Quindi, in applicazione della suesposta disciplina:
- gli accantonamenti al fondo Tfm “sono deducibili nei limiti delle quote maturate nell’esercizio” in conformità agli accordi contrattuali conclusi tra le parti (se risultanti da atto scritto avente data certa anteriore alla data di inizio del rapporto), in quanto non esistono disposizioni legislative che regolino le modalità di determinazione di tale indennità o che prevedano limiti alla relativa deducibilità, come invece talvolta sostenuto dall’Amministrazione finanziaria nei casi in cui l’ammontare degli accantonamenti eccedesse quanto previsto dall’articolo 2120 cod. civ. per i lavoratori dipendenti;
- gli accantonamenti al fondo Tfr per i lavoratori dipendenti “sono [invece] deducibili nei limiti delle quote maturate nell’esercizio in conformità alle disposizioni legislative e contrattuali che regolano il rapporto di lavoro dei dipendenti stessi” (e, quindi, in conformità all’articolo 2120 cod. civ., che stabilisce che le quote siano determinate in misura “pari e comunque non superiore all’importo della retribuzione dovuta per l’anno stesso divisa per 13,5”).
Come anticipato, l’Agenzia delle Entrate ha talvolta considerato parzialmente indeducibile l’accantonamento al fondo Tfm rilevato nell’anno di competenza, ritenendo analogicamente applicabile il limite di deducibilità previsto per l’accantonamento al fondo Tfr di lavoro dipendente (articolo 2120 cod. civ.) in misura “pari e comunque non superiore all’importo della retribuzione dovuta per l’anno stesso divisa per 13,5”), ciò nonostante si tratti di accantonamenti regolati, civilisticamente e fiscalmente, in modo del tutto autonomo e distinto, con un approccio peraltro contrastante anche con propria prassi pubblica (risoluzione AdE 124/E/2017).
Tali rilievi dell’Amministrazione finanziaria, ampiamente criticati dai commentatori e dalla dottrina, sono stati oggetto di numerosi contenziosi e di un intenso dibattito giurisprudenziale.
L’orientamento giurisprudenziale largamente prevalente contrasta la tesi sostenuta dall’Agenzia delle Entrate; per esempio, sulla questione si è autorevolmente espressa, di recente, la CTR Milano che, con la sentenza n. 5280/18/2018 del 03.12.2018, ha ribadito i seguenti principi: “Il trattamento di fine mandato, diversamente dal trattamento di fine rapporto, “non è disciplinato da nessuna norma specifica, avendo natura pattizia, e ad esso, come anche per la parte non differita dei compensi degli amministratori, risulta dunque applicabile semplicemente il criterio di congruità e di ragionevolezza che si fonda sulla misura proporzionale ai compensi annualmente corrisposti.
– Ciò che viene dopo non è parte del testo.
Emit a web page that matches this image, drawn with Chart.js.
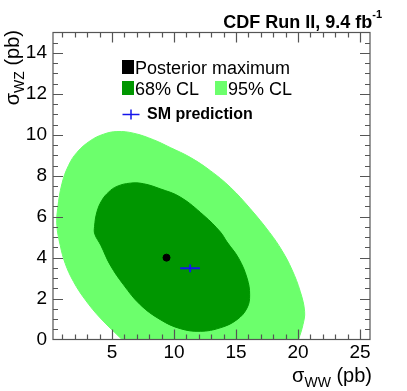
<!DOCTYPE html>
<html>
<head>
<meta charset="utf-8">
<script src="https://cdn.jsdelivr.net/npm/chart.js@4.4.1/dist/chart.umd.min.js"></script>
<style>
  html, body { margin: 0; padding: 0; background: #fff; }
</style>
</head>
<body>
<canvas id="c" width="407" height="391"></canvas>
<script>
const FONT = "'Liberation Sans', Arial, Helvetica, sans-serif";

const X_TICKS = [5, 10, 15, 20, 25];
const Y_TICKS = [0, 2, 4, 6, 8, 10, 12, 14];

// 95% CL contour (sigma_WW, sigma_WZ); cut by the x axis
const CL95_WW = [5.81, 4.06, 2.85, 1.90, 1.23, 0.83, 0.56, 0.63, 0.97, 1.50, 2.18, 3.25, 4.32, 5.40, 6.74, 8.35, 9.70, 11.31, 12.93, 14.54, 16.15, 17.72, 18.70, 19.52, 20.18, 20.53, 20.40, 20.05];
const CL95_WZ = [0.0, 1.05, 1.94, 2.83, 3.72, 4.61, 5.58, 6.41, 7.61, 8.50, 9.14, 9.71, 10.03, 10.16, 10.08, 9.76, 9.38, 8.90, 8.25, 7.44, 6.39, 5.22, 4.35, 3.40, 2.34, 1.37, 0.73, 0.0];

// 68% CL contour (closed)
const CL68_WW = [3.60, 3.79, 4.19, 4.73, 5.40, 6.48, 7.55, 8.90, 10.51, 12.39, 13.73, 14.27, 15.21, 15.89, 16.10, 15.89, 15.08, 13.73, 12.12, 10.51, 8.90, 7.28, 5.94, 4.86, 4.10, 3.62];
const CL68_WZ = [5.53, 6.23, 6.80, 7.20, 7.48, 7.64, 7.61, 7.36, 6.96, 6.07, 5.26, 4.77, 3.97, 3.00, 2.18, 1.54, 0.97, 0.57, 0.40, 0.53, 0.97, 1.70, 2.67, 3.64, 4.61, 5.15];

const POSTERIOR_WW = [9.4];
const POSTERIOR_WZ = [4.0];

const SM_WW = [11.3], SM_WW_ERR = [0.8];
const SM_WZ = [3.48], SM_WZ_ERR = [0.19];

const C68 = 'rgb(0,150,0)';
const C95 = 'rgb(108,255,108)';
const CSM = 'rgb(20,20,235)';

const xy = (xs, ys) => xs.map((v, i) => ({x: v, y: ys[i]}));

const contour = (key, label, xs, ys, color, order, closed) => ({
  type: 'line', key, label, closed, data: xy(xs, ys), fill: 'shape',
  backgroundColor: color, borderColor: color, borderWidth: 1,
  pointRadius: 0, tension: 0.4, order
});

// let a contour wrap round so the spline has no seam
const loopContours = {
  id: 'loopContours',
  afterDatasetUpdate(chart, args) {
    if (chart.data.datasets[args.index].closed) {
      args.meta.dataset._loop = true;
      args.meta.dataset._fullLoop = true;
    }
  }
};

const rootFrame = {
  id: 'rootFrame',
  afterDraw(chart) {
    const {ctx, chartArea: a, scales: {x, y}} = chart;
    ctx.save();
    ctx.strokeStyle = '#555';
    ctx.lineWidth = 1.2;
    ctx.beginPath();
    for (let v = 1; v <= 25; v++) {
      const px = Math.round(x.getPixelForValue(v)) + 0.5;
      const len = v % 5 === 0 ? 10 : 5;
      ctx.moveTo(px, a.bottom); ctx.lineTo(px, a.bottom - len);
      ctx.moveTo(px, a.top); ctx.lineTo(px, a.top + len);
    }
    for (let v = 0.5; v < 15; v += 0.5) {
      const py = Math.round(y.getPixelForValue(v)) + 0.5;
      const len = v % 2 === 0 ? 10 : 5;
      ctx.moveTo(a.left, py); ctx.lineTo(a.left + len, py);
      ctx.moveTo(a.right, py); ctx.lineTo(a.right - len, py);
    }
    ctx.stroke();
    ctx.strokeRect(a.left, a.top, a.width, a.height);

    // header
    ctx.fillStyle = '#000';
    ctx.textBaseline = 'alphabetic';
    ctx.font = 'bold 11px ' + FONT;
    const supW = ctx.measureText('-1').width;
    ctx.fillText('-1', 382 - supW, 18);
    ctx.font = 'bold 18px ' + FONT;
    const tW = ctx.measureText('CDF Run II, 9.4 fb').width;
    ctx.fillText('CDF Run II, 9.4 fb', 382 - supW - tW, 27.5);

    // x title
    const xt = [['σ', 20, 382], ['WW', 14, 386.5], [' (pb)', 20, 382]];
    let widths = xt.map(([s, f]) => { ctx.font = f + 'px ' + FONT; return ctx.measureText(s).width; });
    let cx = 372 - widths.reduce((p, c) => p + c, 0);
    xt.forEach(([s, f, b], i) => { ctx.font = f + 'px ' + FONT; ctx.fillText(s, cx, b); cx += widths[i]; });

    // y title (rotated)
    const yt = [['σ', 20, 0], ['WZ', 14, 4.5], [' (pb)', 20, 0]];
    widths = yt.map(([s, f]) => { ctx.font = f + 'px ' + FONT; return ctx.measureText(s).width; });
    ctx.save();
    ctx.translate(19, 30 + widths.reduce((p, c) => p + c, 0));
    ctx.rotate(-Math.PI / 2);
    cx = 0;
    yt.forEach(([s, f, d], i) => { ctx.font = f + 'px ' + FONT; ctx.fillText(s, cx, d); cx += widths[i]; });
    ctx.restore();

    // legend
    const ds = chart.data.datasets;
    const label = k => ds.find(d => d.key === k).label;
    ctx.font = '18px ' + FONT;
    ctx.fillStyle = '#000';
    ctx.fillRect(122, 60, 12, 14);
    ctx.fillText(label('max'), 135, 73.5);
    ctx.fillStyle = C68;
    ctx.fillRect(122, 81, 12, 14);
    ctx.fillStyle = C95;
    ctx.fillRect(215, 81, 12, 14);
    ctx.fillStyle = '#000';
    ctx.fillText(label('c68'), 135, 95);
    ctx.fillText(label('c95'), 228, 95);
    ctx.strokeStyle = CSM;
    ctx.lineWidth = 1.5;
    ctx.beginPath();
    ctx.moveTo(122.5, 114.5); ctx.lineTo(139.5, 114.5);
    ctx.moveTo(131, 109.5); ctx.lineTo(131, 119.5);
    ctx.stroke();
    ctx.font = 'bold 16px ' + FONT;
    ctx.fillText(label('sm'), 147, 119);
    ctx.restore();
  }
};

new Chart(document.getElementById('c'), {
  type: 'scatter',
  data: {
    datasets: [
      contour('c95', '95% CL', CL95_WW, CL95_WZ, C95, 5, false),
      contour('c68', '68% CL', CL68_WW, CL68_WZ, C68, 4, true),
      {
        key: 'max', label: 'Posterior maximum', data: xy(POSTERIOR_WW, POSTERIOR_WZ),
        pointRadius: 3.5, backgroundColor: '#000', borderColor: '#000', order: 1
      },
      {
        key: 'sm', label: 'SM prediction', type: 'line', order: 2,
        data: [{x: SM_WW[0] - SM_WW_ERR[0], y: SM_WZ[0]}, {x: SM_WW[0] + SM_WW_ERR[0], y: SM_WZ[0]}],
        borderColor: CSM, borderWidth: 2, pointRadius: 0, fill: false
      },
      {
        key: 'smv', label: 'SM prediction', type: 'line', order: 2,
        data: [{x: SM_WW[0], y: SM_WZ[0] - SM_WZ_ERR[0]}, {x: SM_WW[0], y: SM_WZ[0] + SM_WZ_ERR[0]}],
        borderColor: CSM, borderWidth: 2, pointRadius: 0, fill: false
      }
    ]
  },
  options: {
    responsive: false,
    animation: false,
    layout: { padding: { top: 32.5, right: 37, left: 0, bottom: 0 } },
    plugins: { legend: { display: false }, tooltip: { enabled: false } },
    scales: {
      x: {
        type: 'linear', min: 0.25, max: 25.8,
        afterBuildTicks: s => { s.ticks = X_TICKS.map(v => ({value: v})); },
        afterFit: s => { s.height = 51.5; },
        grid: { display: false, drawTicks: false },
        border: { display: false },
        ticks: { color: '#000', padding: 2, maxRotation: 0, font: { family: FONT, size: 19 } }
      },
      y: {
        type: 'linear', min: 0, max: 15,
        afterBuildTicks: s => { s.ticks = Y_TICKS.map(v => ({value: v})); },
        afterFit: s => { s.width = 53; },
        grid: { display: false, drawTicks: false },
        border: { display: false },
        ticks: { color: '#000', padding: 6, font: { family: FONT, size: 19 } }
      }
    }
  },
  plugins: [loopContours, rootFrame]
});
</script>
</body>
</html>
Tanto premesso, si deve qui ribadire che il legislatore non ha posto un tetto massimo di deducibilità dell’accantonamento periodico al fondo Tfm e, tanto meno, ha disposto che l’accantonamento di cui si discute debba essere limitato al valore fisso convenzionale pari al numero di mensilità (13,5) a cui i lavoratori subordinati hanno diritto. Tale orientamento trova conferma anche nella risoluzione n. 124/E del 13.10.2017 emessa dall’Agenzia delle Entrate, dove si afferma che l’ammontare del Tfm è determinato secondo criteri di ragionevolezza e congruità rispetto alla realtà economica dell’impresa. Non è da ritenersi sindacabile la deduzione di un accantonamento che non sia eccessivo e sproporzionato con riguardo alla realtà specifica dell’azienda, quando questo risulti, come nel caso in esame, conseguente ad una delibera assembleare presa secondo criteri di ragionevolezza e congruità, a nulla rilevando il riferimento alle specifiche norme adottate dal legislatore per il rapporto di lavoro subordinato”.
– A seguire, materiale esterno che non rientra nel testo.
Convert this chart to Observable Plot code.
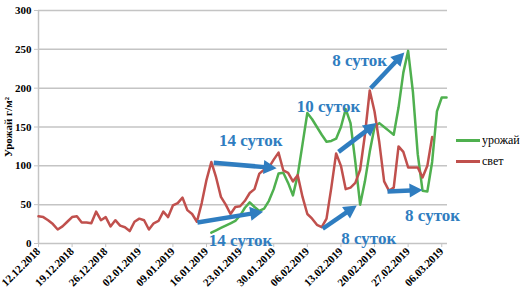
<!DOCTYPE html>
<html><head><meta charset="utf-8">
<script src="https://cdn.jsdelivr.net/npm/d3@7"></script>
<script src="https://cdn.jsdelivr.net/npm/@observablehq/plot@0.6"></script>
<style>
body{margin:0;background:#fff;}
#wrap{position:relative;width:523px;height:299px;overflow:hidden;}
.leg{position:absolute;left:456px;height:14px;font-size:12px;font-family:'Liberation Serif',serif;color:#000;display:flex;align-items:center;}
.leg .sw{display:inline-block;width:24px;height:3px;margin-right:2px;}
#wrap svg text, #wrap svg{font-family:'Liberation Serif',serif;}
</style></head><body><div id="wrap"></div>
<script>
// ---- data ----
const startDate = "12.12.2018";
const xTickLabels = ["12.12.2018","19.12.2018","26.12.2018","02.01.2019","09.01.2019","16.01.2019","23.01.2019","30.01.2019","06.02.2019","13.02.2019","20.02.2019","27.02.2019","06.03.2019"];
const yTicks = [0,50,100,150,200,250,300];
const seriesNames = ["урожай","свет"];
const seriesColors = ["#4fb04f","#c0504d"];
// свет: daily values from 12.12.2018
const lightValues = [35,34,30,25,18,22,28,34,35,27,27,26,41,30,34,22,30,23,21,16,28,32,30,18,26,29,41,34,49,52,59,43,38,28,52,82,105,85,60,50,38,47,48,55,65,70,90,95,98,108,117,94,91,80,88,60,38,32,24,21,32,72,116,100,70,72,78,95,140,197,170,130,80,68,72,125,118,98,98,98,85,100,137];
// урожай: daily values starting 36 days after start
const yieldStartDay = 36;
const yieldValues = [14,17,20,23,26,29,36,46,53,47,42,45,55,70,90,91,78,62,88,128,168,160,150,140,131,132,135,150,173,155,105,50,80,118,150,155,150,145,140,175,220,248,195,115,68,67,105,170,188,188];
// annotations (day offset, value)
const arrowFromDay = [36.5, 33.1, 59.2, 62.5, 69.2, 72.7];
const arrowFromVal = [104, 27, 19, 118, 200, 67];
const arrowToDay   = [49.6, 46.8, 66.3, 70.4, 76.2, 80.0];
const arrowToVal   = [97, 41, 49, 155, 246, 69];
const labelTexts = ["14 суток","14 суток","10 суток","8 суток","8 суток","8 суток"];
const labelDay   = [44.2, 42.1, 60.4, 66.9, 68.8, 82.1];
const labelVal   = [133, 4, 176, 235, 7, 36];

// ---- build ----
const serif = "Liberation Serif";
const parse = d3.utcParse("%d.%m.%Y");
const t0 = parse(startDate).getTime();
const day = d => new Date(t0 + d * 864e5);
const lightData = lightValues.map((v,i)=>({date:day(i), value:v}));
const yieldData = yieldValues.map((v,i)=>({date:day(yieldStartDay+i), value:v}));
const arrows = arrowFromDay.map((d,i)=>({x1:day(d), y1:arrowFromVal[i], x2:day(arrowToDay[i]), y2:arrowToVal[i]}));
const labels = labelTexts.map((t,i)=>({x:day(labelDay[i]), y:labelVal[i], text:t}));
const blue = "#2f7dc0";
const grid = "#c4c4c4";

function build(extra) {
  return Plot.plot({
    width:523, height:299, marginLeft:38, marginRight:76, marginTop:10, marginBottom:56,
    style:{fontFamily:serif, fontSize:"11px", fontWeight:"bold", color:"#000", background:"#fff"},
    x:{type:"utc", domain:[day(0), day(85.2)]},
    y:{domain:[0,300]},
    marks:[
      Plot.ruleY(yTicks,{stroke:grid, strokeWidth:1.5}),
      Plot.ruleX([day(0)],{stroke:grid, strokeWidth:1.5}),
      Plot.axisY({ticks:yTicks, tickSize:4, tickPadding:3, stroke:grid, label:"Урожай г/м²", labelAnchor:"center", labelOffset:34, labelArrow:"none"}),
      Plot.axisX({ticks:xTickLabels.map(parse), tickFormat:d3.utcFormat("%d.%m.%Y"), tickRotate:-45, tickSize:4, tickPadding:2, stroke:grid, label:null}),
      Plot.line(yieldData,{x:"date", y:"value", stroke:seriesColors[0], strokeWidth:2.5}),
      Plot.line(lightData,{x:"date", y:"value", stroke:seriesColors[1], strokeWidth:2.5}),
      ...extra,
      Plot.text(labels,{x:"x", y:"y", text:"text", fill:blue, fontSize:17, fontWeight:"bold", fontFamily:serif})
    ]
  });
}
// probe scales, then build arrow shafts and filled heads through them
const probe = build([]);
const sx = probe.scale("x"), sy = probe.scale("y");
const H = 13, W = 7;
const shafts = [], heads = [];
arrows.forEach((a,i)=>{
  const px1 = sx.apply(a.x1), py1 = sy.apply(a.y1), px2 = sx.apply(a.x2), py2 = sy.apply(a.y2);
  const dx = px2-px1, dy = py2-py1, L = Math.hypot(dx,dy), ux = dx/L, uy = dy/L;
  const bx = px2 - ux*H, by = py2 - uy*H;
  shafts.push({x1:a.x1, y1:a.y1, x2:sx.invert(bx+ux*1), y2:sy.invert(by+uy*1)});
  [[px2,py2],[bx-uy*W, by+ux*W],[bx+uy*W, by-ux*W]].forEach(([qx,qy])=>heads.push({id:i, x:sx.invert(qx), y:sy.invert(qy)}));
});
const chart = build([
  Plot.link(shafts,{x1:"x1", y1:"y1", x2:"x2", y2:"y2", stroke:blue, strokeWidth:4.5}),
  Plot.line(heads,{x:"x", y:"y", z:"id", fill:blue, stroke:"none", curve:"linear-closed"})
]);
const wrap = document.getElementById("wrap");
wrap.appendChild(chart);
[140,161].forEach((cy,i)=>{
  const d = document.createElement("div");
  d.className = "leg";
  d.style.top = (cy-7)+"px";
  d.innerHTML = `<span class="sw" style="background:${seriesColors[i]}"></span>${seriesNames[i]}`;
  wrap.appendChild(d);
});
</script></body></html>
Tale orientamento era già stato espresso dalla stessa CTR Milano, con la sentenza n. 3749/16/2018 dell’11.09.2018, ove aveva rilevato che “L’amministrazione finanziaria non ha il potere di valutare la congruità dei compensi corrisposti come Tfm agli amministratori di società di persone. Tali somme sono deducibili come costi, sicché deve concludersi che nel sistema attuale la spettanza e la deducibilità degli emolumenti a favore degli amministratori è determinata dal consenso che si forma tra le parti o nell’ambito dell’ente sul punto, senza che all’ufficio sia riconosciuto un potere specifico di valutazione di congruità. Giustappunto, l’indennità di fine mandato è sostanzialmente assimilabile all’indennità di fine rapporto prevista per i lavoratori dipendenti; tuttavia, mentre per il Tfr, sia il codice civile, (articolo 2120) sia la normativa fiscale (articolo 105 Tuir, commi 1 e 2) disciplinano e limitano la quota annuale di accantonamento deducibile, stabilendo che l’entità di tale trattamento si calcoli sull’importo della retribuzione annua diviso per 13,5, per il Tfm, invece, non esiste alcuna norma di riferimento. Pertanto, non vi è limitazione all’ammontare”.